Флор швыряет окурок в сторону и ждет, посматривая на мою пачку.

* * *

Народ опять разделился на два лагеря: Фикке, который с горящими глазами рассказывает, что немцы заняли уже Харьков, и мы — я и мой отец, — которые вынуждены поддакивать, ощущая в своем сердце мировую скорбь. Мы бы могли найти нужные слова... но что тут скажешь? Все слова оказались бы бесполезными в этой ситуации, зато через час на пороге нашего дома стояло бы гестапо.

Вот, например, Койле подслушивает разговоры через дыру в подвале и потом доносит на соседей полевой жандармерии, а жена его настолько пронемецки настроена, что ходит со всеми немцами в кино и там, в темноте, позволяет делать с собой все что угодно.
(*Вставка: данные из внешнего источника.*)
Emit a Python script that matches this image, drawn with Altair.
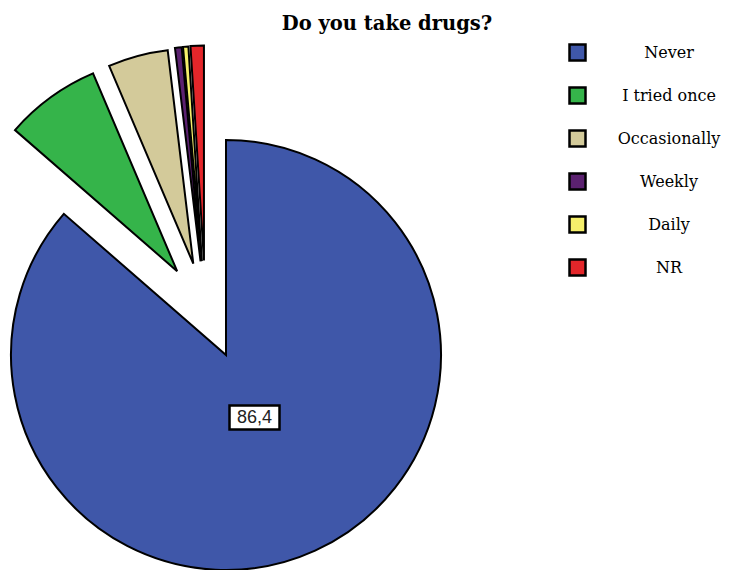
import altair as alt
import pandas as pd

categories = ["Never", "I tried once", "Occasionally", "Weekly", "Daily", "NR"]
values = [86.4, 7.2, 4.5, 0.5, 0.4, 1.0]
colors = ["#3F57A9", "#35B44A", "#D3CA9A", "#5B2170", "#F5EF6B", "#E3262A"]
title_text = "Do you take drugs?"

df = pd.DataFrame({"category": categories, "value": values, "order": list(range(len(categories)))})

CX, CY, R, EXPLODE = 226, 355, 215, 97

base = alt.Chart(df).transform_window(
    cum="sum(value)", sort=[alt.SortField("order")], frame=[None, 0]
).transform_joinaggregate(
    total="sum(value)"
).transform_calculate(
    t0="2*PI*(datum.cum - datum.value)/datum.total",
    t1="2*PI*datum.cum/datum.total",
    ex="datum.category == 'Never' ? 0 : 1",
).transform_calculate(
    mid="(datum.t0 + datum.t1)/2"
).transform_joinaggregate(
    gmin="min(t0)", gmax="max(t1)", groupby=["ex"]
).transform_calculate(
    dir="(datum.mid + (datum.gmin + datum.gmax)/2)/2"
).transform_calculate(
    px=f"{CX} + datum.ex*{EXPLODE}*sin(datum.dir)",
    py=f"{CY} - datum.ex*{EXPLODE}*cos(datum.dir)",
)

pie = base.mark_arc(outerRadius=R, stroke="black", strokeWidth=2).encode(
    x=alt.X("px:Q", scale=None),
    y=alt.Y("py:Q", scale=None),
    theta=alt.Theta("t0:Q", scale=None),
    theta2=alt.Theta2("t1:Q"),
    color=alt.Color(
        "category:N",
        scale=alt.Scale(domain=categories, range=colors),
        sort=categories,
        legend=alt.Legend(
            title=None,
            orient="none",
            legendX=568,
            legendY=43,
            symbolType="square",
            symbolSize=256,
            symbolStrokeColor="black",
            symbolStrokeWidth=2.5,
            labelFont="DejaVu Serif",
            labelFontSize=16,
            labelColor="black",
            labelAlign="center",
            labelOffset=82,
            rowPadding=16,
            labelLimit=300,
        ),
    ),
)

label_base = base.transform_filter("datum.category == 'Never'").transform_calculate(
    lx=f"{CX} + 0.32*{R}*sin(datum.mid)",
    ly=f"{CY} - 0.32*{R}*cos(datum.mid)",
    lab="replace(format(datum.value, '.1f'), '.', ',')",
)

box = label_base.mark_point(
    shape="M-1,-0.48L1,-0.48L1,0.48L-1,0.48Z",
    size=2500,
    filled=True,
    fill="white",
    stroke="black",
    strokeWidth=2.5,
    opacity=1,
).encode(x=alt.X("lx:Q", scale=None), y=alt.Y("ly:Q", scale=None))

txt = label_base.mark_text(font="Liberation Sans", fontSize=18, color="#222222").encode(
    x=alt.X("lx:Q", scale=None), y=alt.Y("ly:Q", scale=None), text="lab:N"
)

title = alt.Chart(pd.DataFrame({"t": [title_text]})).mark_text(
    font="DejaVu Serif", fontSize=19.5, fontWeight="bold", color="black"
).encode(x=alt.value(387), y=alt.value(24), text="t:N")

chart = alt.layer(pie, box, txt, title).properties(
    width=731, height=570, padding=0, autosize=alt.AutoSizeParams(type="none")
).configure_view(stroke=None)

chart.save("out.html", embed_options={"renderer": "svg", "actions": False})
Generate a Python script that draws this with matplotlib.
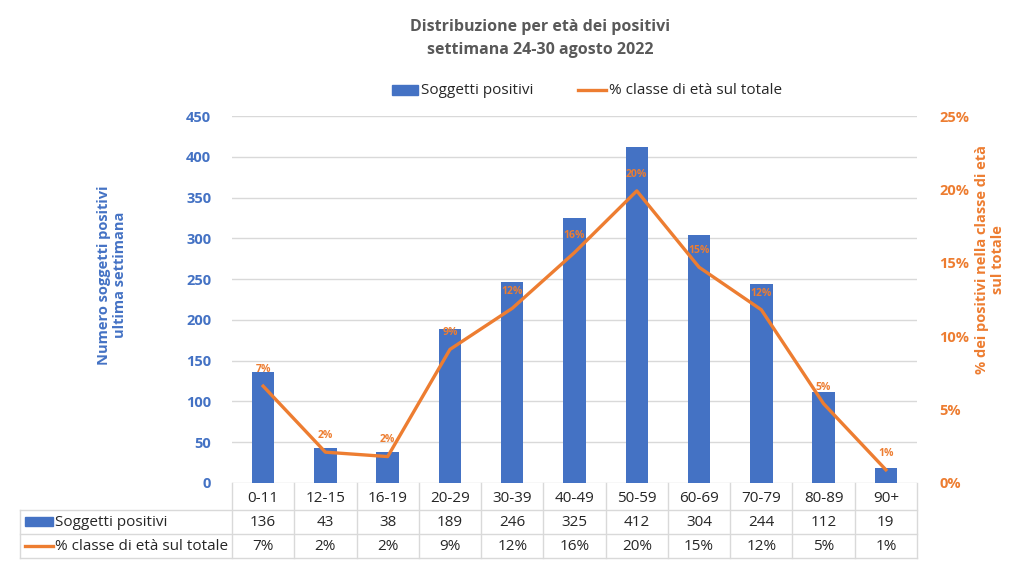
import matplotlib.pyplot as plt
import numpy as np
from matplotlib.patches import Rectangle
from matplotlib.lines import Line2D
from matplotlib.transforms import blended_transform_factory

categories = ['0-11', '12-15', '16-19', '20-29', '30-39', '40-49',
              '50-59', '60-69', '70-79', '80-89', '90+']
positivi = [136, 43, 38, 189, 246, 325, 412, 304, 244, 112, 19]
percentuale = [6.6, 2.1, 1.8, 9.1, 11.9, 15.7, 19.9, 14.7, 11.8, 5.4, 0.9]
perc_labels = ['7%', '2%', '2%', '9%', '12%', '16%', '20%', '15%', '12%', '5%', '1%']

BLUE = '#4472C4'
ORANGE = '#ED7D31'
GRAY = '#595959'
GRID = '#D9D9D9'
TXT = '#262626'

plt.rcParams['font.family'] = ['Open Sans', 'DejaVu Sans']

fig = plt.figure(figsize=(10.24, 5.63), dpi=100)
ax = fig.add_axes([232 / 1024, 1 - 483 / 563, 685 / 1024, 367 / 563])
ax2 = ax.twinx()

x = np.arange(len(categories))
ax.bar(x, positivi, width=0.36, color=BLUE, zorder=2)
ax.set_xlim(-0.5, len(categories) - 0.5)
ax.set_ylim(0, 450)
ax.set_yticks(range(0, 451, 50))
ax.grid(axis='y', color=GRID, lw=1, zorder=0)
ax.set_axisbelow(True)
ax.set_xticks([])
for s in ax.spines.values():
    s.set_visible(False)
ax.tick_params(axis='y', length=0, labelcolor=BLUE, labelsize=10.5, pad=15)
for t in ax.get_yticklabels():
    t.set_fontweight('bold')

ax2.plot(x, percentuale, color=ORANGE, lw=2.4, zorder=3)
ax2.set_ylim(0, 25)
ax2.set_yticks(range(0, 26, 5))
ax2.set_yticklabels([f'{v}%' for v in range(0, 26, 5)])
ax2.tick_params(axis='y', length=0, labelcolor=ORANGE, labelsize=10.5, pad=16)
for t in ax2.get_yticklabels():
    t.set_fontweight('bold')
for s in ax2.spines.values():
    s.set_visible(False)
for xi, v, lab in zip(x, percentuale, perc_labels):
    ax2.annotate(lab, (xi, v), xytext=(0, 8), textcoords='offset points',
                 ha='center', va='bottom', color=ORANGE, fontsize=7.5,
                 fontweight='bold', zorder=4)

fig.text(0.5275, 1 - 27 / 563, 'Distribuzione per età dei positivi', ha='center',
         va='center', color=GRAY, fontsize=11.5, fontweight='bold')
fig.text(0.5275, 1 - 50 / 563, 'settimana 24-30 agosto 2022', ha='center',
         va='center', color=GRAY, fontsize=11.5, fontweight='bold')

fig.text(112 / 1024, 1 - 275 / 563, 'Numero soggetti positivi\nultima settimana',
         rotation=90, ha='center', va='center', color=BLUE, fontsize=10.5,
         fontweight='bold')
fig.text(990 / 1024, 1 - 260 / 563, '% dei positivi nella classe di età\nsul totale',
         rotation=90, ha='center', va='center', color=ORANGE, fontsize=10.5,
         fontweight='bold')

# legend
fig.patches.append(Rectangle((392 / 1024, 1 - 95 / 563), 26 / 1024, 10 / 563,
                             transform=fig.transFigure, color=BLUE))
fig.text(421 / 1024, 1 - 90 / 563, 'Soggetti positivi', va='center', ha='left',
         color=TXT, fontsize=11)
fig.lines.append(Line2D([578 / 1024, 606 / 1024], [1 - 90 / 563] * 2,
                        transform=fig.transFigure, color=ORANGE, lw=2.4))
fig.text(609 / 1024, 1 - 90 / 563, '% classe di età sul totale', va='center',
         ha='left', color=TXT, fontsize=11)

# data table
tr = blended_transform_factory(ax.transData, fig.transFigure)
ys = [1 - 510 / 563, 1 - 534 / 563, 1 - 558 / 563]
ytop = 1 - 483 / 563
for b in np.arange(-0.5, len(categories), 1.0):
    fig.lines.append(Line2D([b, b], [ytop, ys[2]], transform=tr, color=GRID, lw=1))
left = 20 / 1024
right = 917 / 1024
for yy in ys:
    fig.lines.append(Line2D([left, right], [yy, yy], transform=fig.transFigure,
                            color=GRID, lw=1))
fig.lines.append(Line2D([left, left], [ys[0], ys[2]], transform=fig.transFigure,
                        color=GRID, lw=1))
row_c = [1 - 498 / 563, 1 - 522 / 563, 1 - 546 / 563]
for xi, c, p, lab in zip(x, categories, positivi, perc_labels):
    fig.text(xi, row_c[0], c, transform=tr, ha='center', va='center',
             color=TXT, fontsize=11)
    fig.text(xi, row_c[1], str(p), transform=tr, ha='center', va='center',
             color=TXT, fontsize=11)
    fig.text(xi, row_c[2], lab, transform=tr, ha='center', va='center',
             color=TXT, fontsize=11)
fig.patches.append(Rectangle((25 / 1024, row_c[1] - 4 / 563), 28 / 1024, 9 / 563,
                             transform=fig.transFigure, color=BLUE))
fig.text(55 / 1024, row_c[1], 'Soggetti positivi', ha='left', va='center',
         color=TXT, fontsize=11)
fig.lines.append(Line2D([25 / 1024, 53 / 1024], [row_c[2]] * 2,
                        transform=fig.transFigure, color=ORANGE, lw=2.4))
fig.text(55 / 1024, row_c[2], '% classe di età sul totale', ha='left',
         va='center', color=TXT, fontsize=11)

fig.savefig('out.png', dpi=100)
Она работает в «Зимней помощи», ворует там сало и бобы, наживаясь на перепродаже, а врачи вынуждены запретить детям есть суп, потому что от этого супа у детей понос.

Родители говорят детям: «Вот кончится война, и англичане привезут нам белый хлеб и шоколад». И те спрашивают: «А что это такое?»

Ходят слухи, что на Гитлера было покушение, что там у них началась революция, что в Гамбурге, Берлине и Киле идут уличные бои, что матросы уничтожают свое оружие и армия выступила против эсэсовцев; говорят, там такая же революция, как была в восемнадцатом году, ну тогда уж войне конец.

Но все это оказалось неправдой: Гитлер жив, не было никакой революции, как в восемнадцатом году, и война вовсе не кончилась, — немцы отобрали у владельцев последние автомашины и запустили первый «Фау-1».

Все слушают английское радио, хотя из приемника доносится лишь непрерывное «ту-ту-ту», а если еще прибавить это «ту-ту-ту» в головах слушателей, то можно себе представить, какие рождаются слухи. Трес с крестьянской фермы неподалеку, которая знала о существовании радио только понаслышке и ходила вечно вымазанная коровьим дерьмом, а нынче носит шелковые чулки, тоже купила себе радиоприемник, и, когда Черчилль сказал, что «завтрашний день принесет решающую победу», она принялась рассказывать всем: «Они придут завтра! Черчилль это сказал!» На следующий день все заперли двери на засовы и забрались в подвалы.